Visiting Buffalo blitzed the Bobcats, 86-66, on Saturday afternoon in the Convocation Center. It was a hard stop on Ohio’s six-game winning streak, their first loss since January, and the program’s worst home loss in three years.
Ohio (13-7, 9-5 Mid-American Conference) trailed by 10 less than nine minutes in, by as many as 23 in the first half, and faced an unfathomable 30-point deficit with just over 10 minutes remaining. The Bulls (12-7, 10-5 MAC), who talked plenty before and during the game, backed it up with a performance marked with pace, transition offense and suffocating defense.
“They came in and out-toughed us. They were ready to play,” said Ohio guard Jason Preston, who tallied 10 points, five rebounds and six assists – but also had five turnovers in just 29 minutes.

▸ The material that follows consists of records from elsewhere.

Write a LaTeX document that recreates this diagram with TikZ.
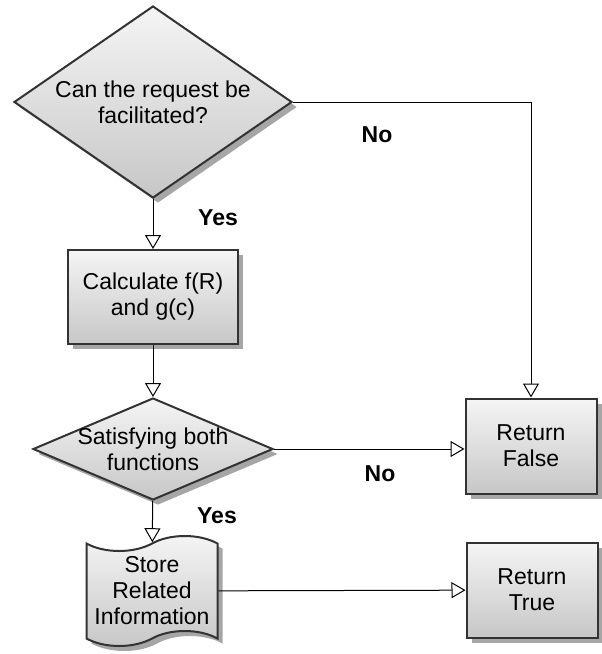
\documentclass[tikz,border=0pt]{standalone}
\usepackage{fontspec}
\setmainfont{Liberation Sans}
\usetikzlibrary{arrows.meta,shapes.geometric,shapes.symbols,shadows}

\tikzset{
  blk/.style={draw=black!80, line width=2pt, top color=black!4, bottom color=black!22,
    drop shadow={shadow xshift=5pt, shadow yshift=-5pt, fill=black!35, opacity=1},
    font=\fontsize{23}{26}\selectfont, align=center, inner sep=0pt},
  box/.style={blk, rectangle},
  dec/.style={blk, diamond},
  doc/.style={blk, tape, tape bend height=15pt},
  txt/.style={font=\fontsize{23}{26}\selectfont, align=center},
  lbl/.style={font=\bfseries\fontsize{23}{26}\selectfont},
  flow/.style={-{Triangle[open,length=14pt,width=16pt]}, line width=1pt},
}

\begin{document}
\begin{tikzpicture}[x=1pt,y=-1pt]
%picture
\useasboundingbox (0,0) rectangle (602,654);
\node[dec, minimum width=278pt, minimum height=192pt,
  label={[txt]center:Can the request be\\facilitated?}] (req) at (153,102) {};
\node[box, minimum width=170pt, minimum height=94pt] (calc) at (153,297) {Calculate f(R)\\and g(c)};
\node[dec, minimum width=240pt, minimum height=102pt,
  label={[txt]center:Satisfying both\\functions}] (sat) at (153,449) {};
\node[doc, minimum width=131pt, minimum height=110pt] (store) at (152,591) {Store\\Related\\Information};
\node[box, minimum width=131pt, minimum height=95pt] (false) at (531,446) {Return\\False};
\node[box, minimum width=131pt, minimum height=95pt] (true) at (532,590) {Return\\True};

\draw[flow] (req) -- (calc);
\draw[flow] (calc) -- (sat);
\draw[flow] (sat) -- (store);
\draw[flow] (req.east) -| (false.north);
\draw[flow] (sat.east) -- (sat.east -| false.west);
\draw[flow] (store) -- (true);

\node[lbl] (yes1) at (218,218) {Yes};
\node[lbl] (no1) at (377,135) {No};
\node[lbl] (no2) at (380,474) {No};
\node[lbl] (yes2) at (217,516) {Yes};
\end{tikzpicture}
\end{document}
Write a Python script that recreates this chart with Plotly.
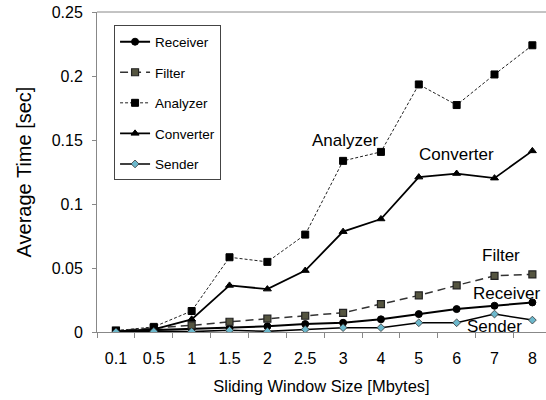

“They just out played us.”
Buffalo forward Josh Mballa outplayed everyone. The wiry 6-8 forward had a game-high 23 points and nine rebounds while hitting 9 of his 14 shots. Mballa blistered the nets for 19 points in the first half alone as the Bulls put the game away early with a 52-32 lead at the break.
Forward David Nickelberry added 16 points off the bench for Buffalo and hit 7-of-8 shots. Another forward, Tra’Von Fagan, chipped in 10, and lead guard Jayvon Graves did everything else with 12 points, five rebounds, seven assists and three steals.

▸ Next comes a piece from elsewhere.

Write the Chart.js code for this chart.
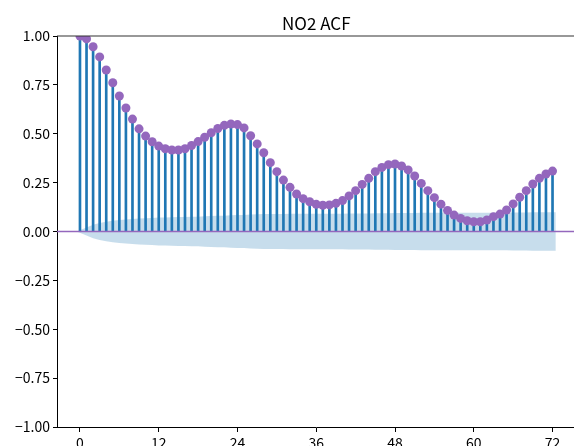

Mballa and Nickelberry combined for 39 points on 16-of-22 shooting. Ohio’s top two interior players – Dwight Wilson Jr. and Ben Vander Plas totaled 11 points on 4-of-15 shooting. UB held a gaudy 52-36 edge in points in the paint.
“We didn’t match their energy level to start the game,” Ohio head coach Jeff Boals said. “They threw the first punch and we didn’t respond.”
Wing Ben Roderick led Ohio with 15 points, but converted just 1 of 7 shots from 3-point range. Guard Lunden McDay had 10 points. OU shot a season-worst 4-of-24 (16.7 percent) from 3-point range and missed all 11 3s in the second half. The ‘Cats shot just 37.3 percent overall, and UB won the bench battle 35-20.
Ohio’s only lead came at 6-5 with 15:45 left in the first half. Things quickly went south for the Bobcats thereafter. Buffalo responded with a 13-2 run for an 18-8 lead just over four minutes later. That run was a precursor to an extended 28-7 onslaught that left OU down 33-13 at the under-8 media timeout.
Ohio landed an 11-0 run to pull to within 12 points, but the Bulls stabilized and still led by 20 at the half.
The Bobcats finished with 15 turnovers, but 14 came in the first half and fueled the Bulls’ takeover. UB turned those takeaways into 15 points, and shot 60 percent (21 of 35) in the first 20 minutes.
“You’re not beating Buffalo by doing that,” Boals said. “We didn’t respond like we needed to, or had been.”
Ohio started the second half with a 6-0 spurt, but UB answered with a 9-0 run. The Bulls cruised from there, but not before forging a 75-45 lead with 10:05 to go.
The loss was OU’s ugliest of the season, and that includes blowout losses at Akron (-20), at Toledo (-17), and at home against Kent State (-10).
“We’ll learn from this,” Preston said. “It’s been a long time since we’ve had a loss like this.”
The setback was costly. OU not only missed out on a chance to climb into second in the MAC standings, but the loss dropped it back to fifth. Toledo clinched at least a share of the regular-season title with a win on Saturday, with Akron and Kent State now tied for second. Buffalo is fourth, OU is fifth, and Bowling Green, Miami and Ball State round out the top eight.
The game was the third in five days for Ohio, but neither Preston nor Boals said that was a factor. The Bulls were also playing their third in five days.
OU will make it four games in eight days on Tuesday when it visits KSU for the second matchup this season with the Golden Flashes.
The Bobcats were off their game on Saturday, and Boals said it had little to do with the Bulls penchant for talking. The Ohio coaching staff tried to bring up the topic to the officiating crew during pregame.
“It started in pregame warmups,” Boals said. “I’m not worried about what they do or what they say.”